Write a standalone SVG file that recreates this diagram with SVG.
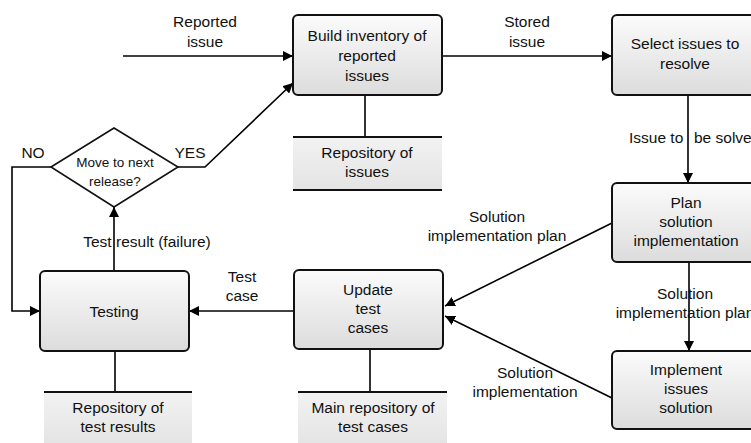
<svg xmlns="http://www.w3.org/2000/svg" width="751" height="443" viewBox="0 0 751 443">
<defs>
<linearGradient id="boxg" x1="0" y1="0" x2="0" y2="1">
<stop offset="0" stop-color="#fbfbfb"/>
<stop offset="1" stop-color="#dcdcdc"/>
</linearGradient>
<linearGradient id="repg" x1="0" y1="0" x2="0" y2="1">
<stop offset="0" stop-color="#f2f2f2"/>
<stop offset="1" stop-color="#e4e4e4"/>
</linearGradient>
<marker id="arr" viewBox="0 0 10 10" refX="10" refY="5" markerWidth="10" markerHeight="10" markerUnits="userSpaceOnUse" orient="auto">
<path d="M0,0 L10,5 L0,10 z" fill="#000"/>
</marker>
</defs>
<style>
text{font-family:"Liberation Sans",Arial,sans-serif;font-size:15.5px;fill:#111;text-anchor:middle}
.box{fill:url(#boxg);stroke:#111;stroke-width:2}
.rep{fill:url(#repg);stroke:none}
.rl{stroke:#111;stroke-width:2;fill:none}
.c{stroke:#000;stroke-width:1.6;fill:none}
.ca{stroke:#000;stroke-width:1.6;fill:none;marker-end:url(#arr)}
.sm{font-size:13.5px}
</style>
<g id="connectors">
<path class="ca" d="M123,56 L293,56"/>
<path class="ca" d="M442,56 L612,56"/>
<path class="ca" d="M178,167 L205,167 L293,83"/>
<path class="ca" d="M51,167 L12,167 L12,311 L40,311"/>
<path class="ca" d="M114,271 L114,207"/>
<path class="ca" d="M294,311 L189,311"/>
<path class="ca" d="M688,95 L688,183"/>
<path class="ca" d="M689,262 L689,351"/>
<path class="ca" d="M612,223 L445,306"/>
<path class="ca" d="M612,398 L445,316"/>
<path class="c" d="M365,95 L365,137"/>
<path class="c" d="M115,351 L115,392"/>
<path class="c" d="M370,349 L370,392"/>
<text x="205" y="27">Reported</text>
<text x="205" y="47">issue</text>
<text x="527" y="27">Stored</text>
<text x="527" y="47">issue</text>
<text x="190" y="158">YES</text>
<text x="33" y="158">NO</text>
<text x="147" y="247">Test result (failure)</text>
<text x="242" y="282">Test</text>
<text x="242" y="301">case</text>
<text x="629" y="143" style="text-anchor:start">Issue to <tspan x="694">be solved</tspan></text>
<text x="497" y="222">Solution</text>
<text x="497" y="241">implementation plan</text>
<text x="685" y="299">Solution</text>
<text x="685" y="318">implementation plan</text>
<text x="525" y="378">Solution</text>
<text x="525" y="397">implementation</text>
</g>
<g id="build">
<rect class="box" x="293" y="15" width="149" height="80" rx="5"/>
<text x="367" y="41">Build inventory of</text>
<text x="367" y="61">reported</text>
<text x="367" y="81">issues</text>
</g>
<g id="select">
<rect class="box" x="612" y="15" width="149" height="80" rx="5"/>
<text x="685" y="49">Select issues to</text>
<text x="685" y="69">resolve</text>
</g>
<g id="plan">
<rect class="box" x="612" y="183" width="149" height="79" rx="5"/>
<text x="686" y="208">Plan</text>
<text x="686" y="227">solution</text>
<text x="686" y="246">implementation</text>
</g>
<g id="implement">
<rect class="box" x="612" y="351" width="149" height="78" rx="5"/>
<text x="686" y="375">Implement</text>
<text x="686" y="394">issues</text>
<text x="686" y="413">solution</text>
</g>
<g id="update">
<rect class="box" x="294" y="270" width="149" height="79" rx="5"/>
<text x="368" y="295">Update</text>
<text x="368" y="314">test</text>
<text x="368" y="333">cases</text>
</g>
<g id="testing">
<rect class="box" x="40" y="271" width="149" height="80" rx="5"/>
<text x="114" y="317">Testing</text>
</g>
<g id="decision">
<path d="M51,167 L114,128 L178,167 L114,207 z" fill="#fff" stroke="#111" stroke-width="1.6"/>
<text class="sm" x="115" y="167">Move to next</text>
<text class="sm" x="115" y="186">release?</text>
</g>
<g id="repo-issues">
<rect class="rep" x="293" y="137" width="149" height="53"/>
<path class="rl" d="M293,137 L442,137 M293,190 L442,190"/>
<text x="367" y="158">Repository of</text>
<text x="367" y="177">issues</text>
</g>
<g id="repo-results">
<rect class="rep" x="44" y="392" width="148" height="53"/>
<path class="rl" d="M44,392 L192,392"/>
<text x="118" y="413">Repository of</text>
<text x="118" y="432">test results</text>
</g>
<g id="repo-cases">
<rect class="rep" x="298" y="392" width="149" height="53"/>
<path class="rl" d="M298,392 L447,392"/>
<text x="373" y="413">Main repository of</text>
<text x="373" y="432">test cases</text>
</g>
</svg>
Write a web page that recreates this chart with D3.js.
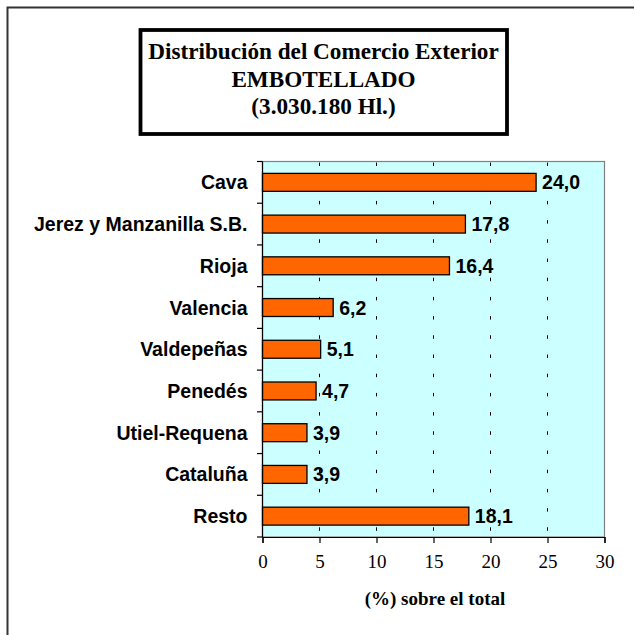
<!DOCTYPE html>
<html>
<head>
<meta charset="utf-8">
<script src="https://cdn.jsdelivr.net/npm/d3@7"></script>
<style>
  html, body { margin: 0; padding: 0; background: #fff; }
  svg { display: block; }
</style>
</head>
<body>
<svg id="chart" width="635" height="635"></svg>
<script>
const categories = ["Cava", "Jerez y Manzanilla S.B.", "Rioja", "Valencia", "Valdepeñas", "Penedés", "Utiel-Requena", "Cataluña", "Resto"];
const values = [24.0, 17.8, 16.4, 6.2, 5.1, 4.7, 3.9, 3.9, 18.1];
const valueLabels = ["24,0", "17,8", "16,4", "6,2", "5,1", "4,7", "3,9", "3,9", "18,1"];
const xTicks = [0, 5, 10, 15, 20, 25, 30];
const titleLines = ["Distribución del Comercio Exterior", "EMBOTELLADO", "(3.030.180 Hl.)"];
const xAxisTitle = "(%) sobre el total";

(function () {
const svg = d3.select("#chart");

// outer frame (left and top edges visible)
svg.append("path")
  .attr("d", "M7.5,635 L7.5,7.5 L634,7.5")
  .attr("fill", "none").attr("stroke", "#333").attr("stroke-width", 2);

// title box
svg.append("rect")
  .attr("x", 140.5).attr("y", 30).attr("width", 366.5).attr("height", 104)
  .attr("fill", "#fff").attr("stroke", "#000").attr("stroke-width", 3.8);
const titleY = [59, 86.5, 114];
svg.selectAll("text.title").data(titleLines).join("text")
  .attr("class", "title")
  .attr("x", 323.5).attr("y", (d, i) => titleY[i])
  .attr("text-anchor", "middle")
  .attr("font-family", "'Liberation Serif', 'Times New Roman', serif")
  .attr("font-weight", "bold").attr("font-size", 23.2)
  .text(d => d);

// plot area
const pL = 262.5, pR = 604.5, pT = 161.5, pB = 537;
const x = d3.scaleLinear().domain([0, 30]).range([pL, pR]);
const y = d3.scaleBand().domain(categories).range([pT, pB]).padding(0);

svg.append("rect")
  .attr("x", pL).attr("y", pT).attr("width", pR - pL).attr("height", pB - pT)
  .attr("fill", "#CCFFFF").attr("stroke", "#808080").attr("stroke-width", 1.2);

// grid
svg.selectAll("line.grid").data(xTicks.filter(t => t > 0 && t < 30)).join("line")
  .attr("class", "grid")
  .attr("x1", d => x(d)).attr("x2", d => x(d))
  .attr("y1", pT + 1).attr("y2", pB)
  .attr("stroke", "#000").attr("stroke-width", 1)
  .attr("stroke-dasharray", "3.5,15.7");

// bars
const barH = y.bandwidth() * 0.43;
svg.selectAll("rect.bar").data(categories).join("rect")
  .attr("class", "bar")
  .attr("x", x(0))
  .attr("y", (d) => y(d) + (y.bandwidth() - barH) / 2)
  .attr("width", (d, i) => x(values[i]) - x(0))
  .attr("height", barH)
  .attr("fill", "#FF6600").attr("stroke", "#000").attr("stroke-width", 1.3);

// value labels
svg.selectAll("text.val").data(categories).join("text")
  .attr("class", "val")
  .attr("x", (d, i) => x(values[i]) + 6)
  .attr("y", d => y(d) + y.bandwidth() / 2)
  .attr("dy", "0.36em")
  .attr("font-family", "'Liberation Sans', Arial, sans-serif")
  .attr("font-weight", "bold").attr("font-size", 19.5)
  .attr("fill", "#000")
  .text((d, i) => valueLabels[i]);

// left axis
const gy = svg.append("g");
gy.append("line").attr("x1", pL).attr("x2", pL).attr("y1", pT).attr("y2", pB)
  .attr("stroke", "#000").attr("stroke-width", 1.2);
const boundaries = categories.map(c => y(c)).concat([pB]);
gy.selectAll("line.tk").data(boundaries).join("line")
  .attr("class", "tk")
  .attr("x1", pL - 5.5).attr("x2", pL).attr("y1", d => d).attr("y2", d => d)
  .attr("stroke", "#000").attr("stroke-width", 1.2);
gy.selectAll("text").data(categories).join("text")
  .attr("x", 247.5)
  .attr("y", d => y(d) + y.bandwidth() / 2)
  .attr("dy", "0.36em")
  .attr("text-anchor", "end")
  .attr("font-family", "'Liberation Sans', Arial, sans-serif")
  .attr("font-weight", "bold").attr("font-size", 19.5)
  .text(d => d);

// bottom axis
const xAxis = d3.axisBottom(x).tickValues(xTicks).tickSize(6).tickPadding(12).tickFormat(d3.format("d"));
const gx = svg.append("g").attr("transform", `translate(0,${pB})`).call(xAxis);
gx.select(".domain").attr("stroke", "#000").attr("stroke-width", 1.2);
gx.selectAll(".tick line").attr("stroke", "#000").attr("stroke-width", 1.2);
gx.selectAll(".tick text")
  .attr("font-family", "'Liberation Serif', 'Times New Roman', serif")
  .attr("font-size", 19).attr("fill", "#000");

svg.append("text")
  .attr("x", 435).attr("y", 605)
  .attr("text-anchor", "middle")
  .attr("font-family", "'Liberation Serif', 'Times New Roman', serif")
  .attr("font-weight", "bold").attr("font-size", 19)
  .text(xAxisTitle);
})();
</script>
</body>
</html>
----------------------------------------
(Given instruction): Above are records; say how many of their lines contain the word "this", giving only the number.

(Completed exercise): 2